A heavy reliance on energy imports has major structural implications for the macroeconomics of the state. It pressurizes the energy trade deficit, demands volatility and supply rigidity. It poses peak-and-adjustment patterns. Depreciation of Pakistani currency is inversely proportional to the increased import bills. Since fuel prices affect transportation and electricity generation, higher imports combined with high global prices contribute to inflation. Therefore, the economy of the state is exposed to geopolitical risks and supply chain disruptions due to its overreliance on imported oil and its refineries (such as crude oil and diesel etc.).
Expanding on this point, it is crucial to understand that if the primary energy inputs are volatile and externally vulnerable, economic growth cannot be sustained. The state needs to move towards more reliable sources of energy, such as renewables and nuclear power. Nuclear energy is the most reliable option to reduce such vulnerabilities for a developing country. It is a reliable, good alternative to fossil fuel in power generation. As a strategic component in the sustainable growth architecture of Pakistan, it contributes significantly to energy security, import substitution, carbon reduction, industrial upgradation, and macroeconomic stability. Additionally, it is less volatile, reliable, and environmentally friendly. Keeping the safeguard measures for the operation of nuclear infrastructure in view, Pakistan has consistent, reliable, and tightly structured governance frameworks under the Pakistan Nuclear Regulatory Authority (PNRA) and the Pakistan Atomic Energy Commission (PAEC).
Currently, Pakistan is facing a strategic choice in its energy and economic planning. It can maintain the status quo of reactive policymaking, that is, import-driven energy fixes, short-term loans, emergency fiscal adjustments, and short-term stabilization under external pressure. Or it can take a consistent long-term modernization approach, and incorporate civil nuclear energy technology, which demonstrates that nuclear energy is not merely a technical infrastructure initiative, but a macroeconomic and institutional fortification tool. Non-violent applications of nuclear power will be able to minimize the vulnerability of the state to the unstable market of fuels in the world and strengthen the control over the regulatory discipline and the ability to plan long-term, provided they are under the control of the transparent rules. These attributes cannot be done without to attain Sustainable Development Goal 8 which will require sustainable and productive growth as opposed to cyclical recovery.

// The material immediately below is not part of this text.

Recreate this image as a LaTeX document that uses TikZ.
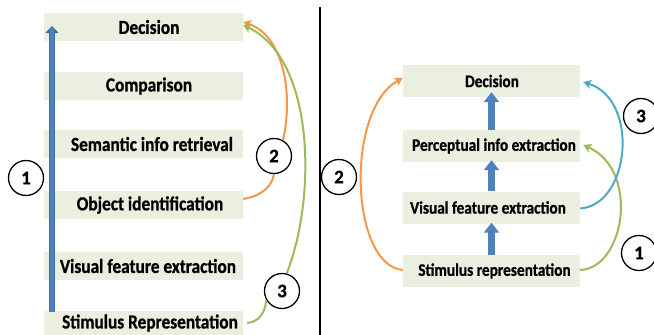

The actual question, however, is not whether Pakistan can afford to invest in nuclear energy, but whether it can afford to remain economically vulnerable without such investments. The state needs to move the debates beyond kilowatts and political symbolism. Currently, a more fundamental factor of the state is at stake, whether the nation can develop the macroeconomic stability and institutional credibility, which are the preconditions of a high-quality sustained growth. If SDG-8 is to be more than rhetorical alignment, nuclear energy must be treated not as a peripheral energy option, but as a structural pillar of economic strategy.